◆ **What is being asked**:
Go through the material below and copy all lines with "full".

◆ **Data to use**:
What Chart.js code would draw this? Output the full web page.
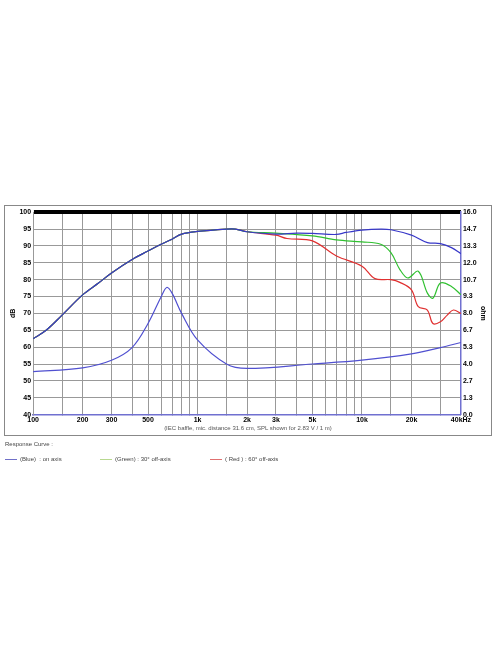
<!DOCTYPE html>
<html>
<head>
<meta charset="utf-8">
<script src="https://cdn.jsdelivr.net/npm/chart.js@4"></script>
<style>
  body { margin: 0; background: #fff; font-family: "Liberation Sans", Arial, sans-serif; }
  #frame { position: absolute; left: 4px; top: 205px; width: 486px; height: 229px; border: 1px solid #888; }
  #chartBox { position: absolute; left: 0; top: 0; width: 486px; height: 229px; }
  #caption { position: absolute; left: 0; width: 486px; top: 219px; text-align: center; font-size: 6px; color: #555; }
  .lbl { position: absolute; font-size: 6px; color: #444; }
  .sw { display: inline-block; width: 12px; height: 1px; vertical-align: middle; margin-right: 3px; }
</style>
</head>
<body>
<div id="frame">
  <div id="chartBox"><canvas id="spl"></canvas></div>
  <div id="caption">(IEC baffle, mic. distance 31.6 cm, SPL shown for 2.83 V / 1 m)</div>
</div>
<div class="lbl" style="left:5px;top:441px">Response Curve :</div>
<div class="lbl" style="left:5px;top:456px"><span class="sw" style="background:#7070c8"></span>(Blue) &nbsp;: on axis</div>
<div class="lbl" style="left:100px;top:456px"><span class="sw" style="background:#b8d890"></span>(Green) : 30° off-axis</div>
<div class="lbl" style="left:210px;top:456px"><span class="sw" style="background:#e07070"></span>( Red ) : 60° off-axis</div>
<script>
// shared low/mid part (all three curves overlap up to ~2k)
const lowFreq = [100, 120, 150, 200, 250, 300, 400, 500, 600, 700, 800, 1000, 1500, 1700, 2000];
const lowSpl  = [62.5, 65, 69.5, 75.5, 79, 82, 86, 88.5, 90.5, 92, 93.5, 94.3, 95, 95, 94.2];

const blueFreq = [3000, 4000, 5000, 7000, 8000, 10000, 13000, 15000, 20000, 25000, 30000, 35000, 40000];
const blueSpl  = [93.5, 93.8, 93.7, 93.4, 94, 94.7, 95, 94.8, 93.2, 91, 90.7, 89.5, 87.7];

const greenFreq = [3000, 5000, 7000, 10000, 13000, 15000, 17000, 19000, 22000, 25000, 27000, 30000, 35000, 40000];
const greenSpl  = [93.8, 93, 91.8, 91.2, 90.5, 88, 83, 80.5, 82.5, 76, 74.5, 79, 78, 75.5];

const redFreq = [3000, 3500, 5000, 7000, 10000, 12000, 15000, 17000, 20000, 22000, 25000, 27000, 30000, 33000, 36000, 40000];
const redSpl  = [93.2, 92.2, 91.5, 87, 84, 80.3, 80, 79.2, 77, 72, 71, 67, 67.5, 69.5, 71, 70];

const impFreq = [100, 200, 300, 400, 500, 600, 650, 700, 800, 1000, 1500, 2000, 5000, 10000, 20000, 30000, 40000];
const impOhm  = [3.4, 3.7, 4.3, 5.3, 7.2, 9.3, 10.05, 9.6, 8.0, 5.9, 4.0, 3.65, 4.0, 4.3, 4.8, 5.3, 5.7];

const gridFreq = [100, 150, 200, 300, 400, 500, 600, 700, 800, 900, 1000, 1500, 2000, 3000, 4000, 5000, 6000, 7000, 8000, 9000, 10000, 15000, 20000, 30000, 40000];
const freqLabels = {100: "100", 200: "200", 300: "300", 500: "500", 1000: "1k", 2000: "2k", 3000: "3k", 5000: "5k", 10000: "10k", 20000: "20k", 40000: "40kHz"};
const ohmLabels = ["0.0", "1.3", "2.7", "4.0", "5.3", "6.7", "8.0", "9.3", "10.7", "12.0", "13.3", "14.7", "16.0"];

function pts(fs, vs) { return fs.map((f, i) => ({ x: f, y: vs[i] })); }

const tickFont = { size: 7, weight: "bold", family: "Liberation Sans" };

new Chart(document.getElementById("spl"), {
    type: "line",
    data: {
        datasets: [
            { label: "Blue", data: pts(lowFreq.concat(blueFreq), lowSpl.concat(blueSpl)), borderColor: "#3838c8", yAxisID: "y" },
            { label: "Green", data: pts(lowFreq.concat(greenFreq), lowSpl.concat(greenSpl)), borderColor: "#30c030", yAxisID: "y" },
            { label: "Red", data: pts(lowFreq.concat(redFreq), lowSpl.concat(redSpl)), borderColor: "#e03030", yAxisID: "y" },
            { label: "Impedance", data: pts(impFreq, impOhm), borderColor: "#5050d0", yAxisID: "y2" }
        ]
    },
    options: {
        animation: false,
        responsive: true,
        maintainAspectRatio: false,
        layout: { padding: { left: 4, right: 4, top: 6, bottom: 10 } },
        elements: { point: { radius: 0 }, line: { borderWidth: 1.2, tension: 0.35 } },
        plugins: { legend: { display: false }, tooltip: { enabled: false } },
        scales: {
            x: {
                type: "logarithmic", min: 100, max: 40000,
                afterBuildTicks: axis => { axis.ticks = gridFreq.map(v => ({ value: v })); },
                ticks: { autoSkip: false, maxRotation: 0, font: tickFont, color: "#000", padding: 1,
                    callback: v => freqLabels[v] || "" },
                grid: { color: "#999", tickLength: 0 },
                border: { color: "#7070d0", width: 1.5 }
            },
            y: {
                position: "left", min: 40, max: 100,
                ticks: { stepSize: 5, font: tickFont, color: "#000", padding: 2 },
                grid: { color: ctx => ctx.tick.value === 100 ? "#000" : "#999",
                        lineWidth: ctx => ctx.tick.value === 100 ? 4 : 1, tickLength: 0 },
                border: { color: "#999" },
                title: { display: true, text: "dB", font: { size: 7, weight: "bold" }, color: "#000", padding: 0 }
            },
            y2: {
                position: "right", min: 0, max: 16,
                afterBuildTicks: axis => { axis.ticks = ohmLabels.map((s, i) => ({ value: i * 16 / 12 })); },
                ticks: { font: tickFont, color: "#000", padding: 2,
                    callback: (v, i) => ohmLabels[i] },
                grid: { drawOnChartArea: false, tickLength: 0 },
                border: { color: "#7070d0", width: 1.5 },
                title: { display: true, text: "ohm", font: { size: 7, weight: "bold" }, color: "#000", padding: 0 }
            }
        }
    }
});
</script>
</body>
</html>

...

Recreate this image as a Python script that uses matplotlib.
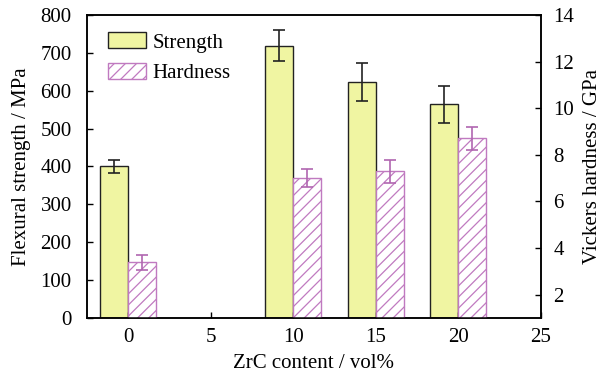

==

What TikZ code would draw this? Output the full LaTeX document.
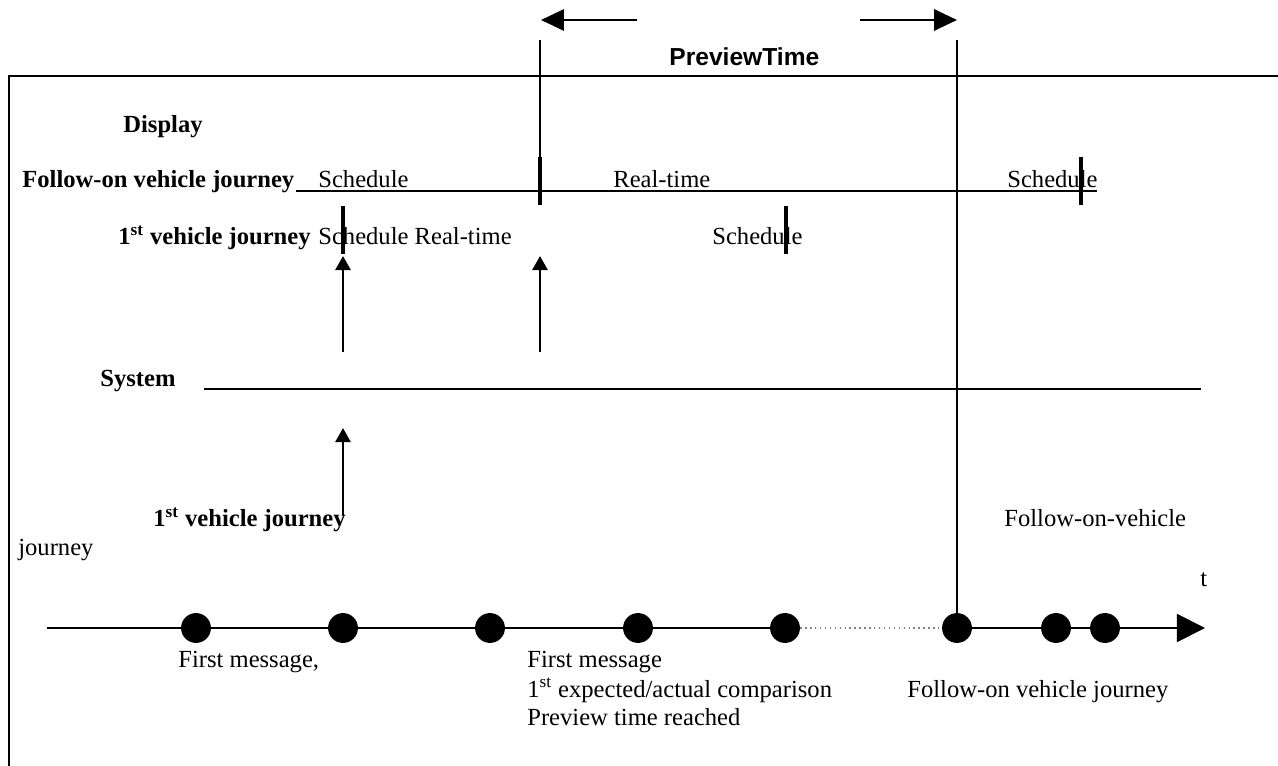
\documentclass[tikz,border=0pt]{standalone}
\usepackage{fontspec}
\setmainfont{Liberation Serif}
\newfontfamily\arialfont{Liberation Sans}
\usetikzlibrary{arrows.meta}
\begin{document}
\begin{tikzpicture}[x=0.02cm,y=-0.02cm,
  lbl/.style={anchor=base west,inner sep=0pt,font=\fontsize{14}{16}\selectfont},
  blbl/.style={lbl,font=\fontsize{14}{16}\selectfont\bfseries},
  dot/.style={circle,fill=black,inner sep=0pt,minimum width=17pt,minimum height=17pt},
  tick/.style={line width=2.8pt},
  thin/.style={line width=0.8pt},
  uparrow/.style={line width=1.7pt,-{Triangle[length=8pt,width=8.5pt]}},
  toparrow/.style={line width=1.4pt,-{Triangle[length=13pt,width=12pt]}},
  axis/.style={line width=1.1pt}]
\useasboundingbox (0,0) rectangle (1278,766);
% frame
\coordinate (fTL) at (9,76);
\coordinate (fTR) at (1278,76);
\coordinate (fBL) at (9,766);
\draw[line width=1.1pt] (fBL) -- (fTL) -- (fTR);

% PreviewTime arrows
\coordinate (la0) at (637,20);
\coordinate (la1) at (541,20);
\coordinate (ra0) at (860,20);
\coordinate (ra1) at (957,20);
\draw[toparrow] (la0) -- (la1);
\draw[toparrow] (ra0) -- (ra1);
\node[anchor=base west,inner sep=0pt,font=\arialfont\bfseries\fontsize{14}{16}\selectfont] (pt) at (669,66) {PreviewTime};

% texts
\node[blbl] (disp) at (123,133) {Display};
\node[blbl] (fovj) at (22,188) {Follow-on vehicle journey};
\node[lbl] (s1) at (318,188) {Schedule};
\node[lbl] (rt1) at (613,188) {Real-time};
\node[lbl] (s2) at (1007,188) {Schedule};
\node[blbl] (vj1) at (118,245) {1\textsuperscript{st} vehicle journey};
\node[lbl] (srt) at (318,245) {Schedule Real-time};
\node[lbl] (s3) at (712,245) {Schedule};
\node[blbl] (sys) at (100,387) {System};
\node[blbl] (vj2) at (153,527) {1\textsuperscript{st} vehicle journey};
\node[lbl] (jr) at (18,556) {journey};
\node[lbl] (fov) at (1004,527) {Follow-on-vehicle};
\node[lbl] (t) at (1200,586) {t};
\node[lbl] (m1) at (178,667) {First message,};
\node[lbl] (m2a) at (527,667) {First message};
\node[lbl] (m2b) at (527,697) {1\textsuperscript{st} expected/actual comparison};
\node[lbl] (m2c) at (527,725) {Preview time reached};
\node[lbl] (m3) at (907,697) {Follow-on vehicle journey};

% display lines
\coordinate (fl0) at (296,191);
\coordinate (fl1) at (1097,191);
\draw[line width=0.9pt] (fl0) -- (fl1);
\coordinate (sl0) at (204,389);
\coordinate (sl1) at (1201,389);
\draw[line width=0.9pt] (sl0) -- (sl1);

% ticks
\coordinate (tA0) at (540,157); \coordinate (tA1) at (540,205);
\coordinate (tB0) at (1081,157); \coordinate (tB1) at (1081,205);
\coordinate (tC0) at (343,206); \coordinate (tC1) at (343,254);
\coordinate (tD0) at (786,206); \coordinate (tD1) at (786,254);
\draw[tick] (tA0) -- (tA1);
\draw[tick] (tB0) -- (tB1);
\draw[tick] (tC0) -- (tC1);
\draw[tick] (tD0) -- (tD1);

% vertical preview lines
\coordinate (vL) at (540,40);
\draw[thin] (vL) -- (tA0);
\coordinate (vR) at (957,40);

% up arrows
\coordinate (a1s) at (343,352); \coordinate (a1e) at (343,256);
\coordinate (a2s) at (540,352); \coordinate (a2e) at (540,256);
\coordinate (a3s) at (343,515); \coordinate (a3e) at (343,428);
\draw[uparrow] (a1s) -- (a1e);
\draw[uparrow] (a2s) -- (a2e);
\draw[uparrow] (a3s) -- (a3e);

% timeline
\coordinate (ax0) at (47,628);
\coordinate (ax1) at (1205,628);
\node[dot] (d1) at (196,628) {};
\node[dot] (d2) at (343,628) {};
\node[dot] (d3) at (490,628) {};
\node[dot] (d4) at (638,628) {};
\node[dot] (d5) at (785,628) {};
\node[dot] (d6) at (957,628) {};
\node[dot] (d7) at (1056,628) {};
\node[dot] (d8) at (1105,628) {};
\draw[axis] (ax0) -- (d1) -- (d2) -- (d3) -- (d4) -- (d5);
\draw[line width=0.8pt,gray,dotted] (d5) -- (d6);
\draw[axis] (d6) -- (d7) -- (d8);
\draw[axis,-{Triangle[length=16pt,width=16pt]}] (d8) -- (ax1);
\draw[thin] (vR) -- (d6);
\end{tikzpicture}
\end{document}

◆ **Exercise result**:
What Chart.js code would draw this? Output the full web page.
What TikZ code would draw this? Output the full LaTeX document.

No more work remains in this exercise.